Below are some records. Copy every line in them that holds "this".

Charts and diagrams as code
───

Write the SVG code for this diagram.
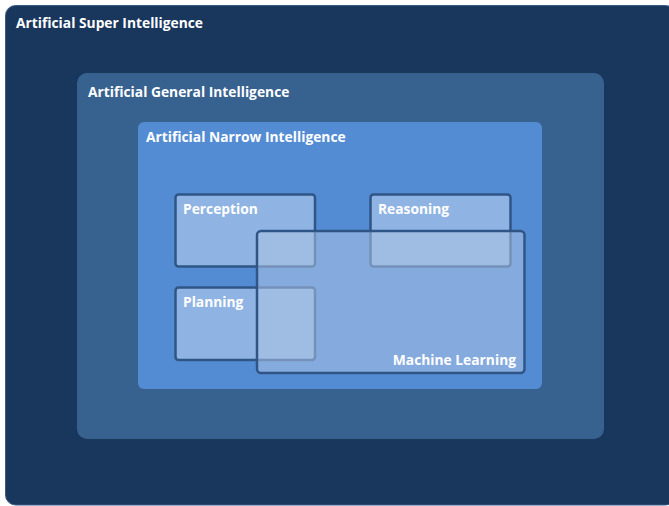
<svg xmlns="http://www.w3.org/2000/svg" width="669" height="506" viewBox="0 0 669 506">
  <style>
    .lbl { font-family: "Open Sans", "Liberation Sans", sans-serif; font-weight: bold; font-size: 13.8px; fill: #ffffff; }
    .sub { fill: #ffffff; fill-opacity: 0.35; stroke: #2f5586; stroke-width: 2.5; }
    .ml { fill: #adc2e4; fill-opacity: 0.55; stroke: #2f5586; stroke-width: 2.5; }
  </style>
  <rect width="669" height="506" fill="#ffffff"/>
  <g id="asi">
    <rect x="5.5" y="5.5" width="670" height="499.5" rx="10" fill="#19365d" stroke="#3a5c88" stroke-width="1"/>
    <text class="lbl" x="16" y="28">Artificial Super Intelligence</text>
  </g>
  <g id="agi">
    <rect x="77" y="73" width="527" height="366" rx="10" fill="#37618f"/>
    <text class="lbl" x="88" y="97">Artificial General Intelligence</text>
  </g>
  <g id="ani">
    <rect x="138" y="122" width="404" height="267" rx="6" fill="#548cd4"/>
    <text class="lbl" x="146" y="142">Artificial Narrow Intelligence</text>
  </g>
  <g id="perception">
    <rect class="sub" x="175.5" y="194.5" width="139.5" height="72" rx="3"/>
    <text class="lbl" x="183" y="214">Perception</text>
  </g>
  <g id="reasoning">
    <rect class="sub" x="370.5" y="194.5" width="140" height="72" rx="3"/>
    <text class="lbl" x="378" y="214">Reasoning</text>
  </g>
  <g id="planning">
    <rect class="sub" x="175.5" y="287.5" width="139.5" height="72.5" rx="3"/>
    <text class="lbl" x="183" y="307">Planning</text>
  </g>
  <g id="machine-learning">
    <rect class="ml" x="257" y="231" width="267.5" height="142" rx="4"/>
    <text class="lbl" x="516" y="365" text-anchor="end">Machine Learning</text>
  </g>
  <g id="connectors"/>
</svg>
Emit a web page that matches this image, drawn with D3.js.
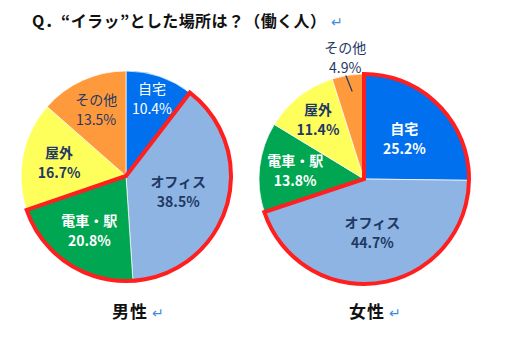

───

**Full solution:**
Write the SVG code for this diagram.
Emit a web page that matches this image, drawn with D3.js.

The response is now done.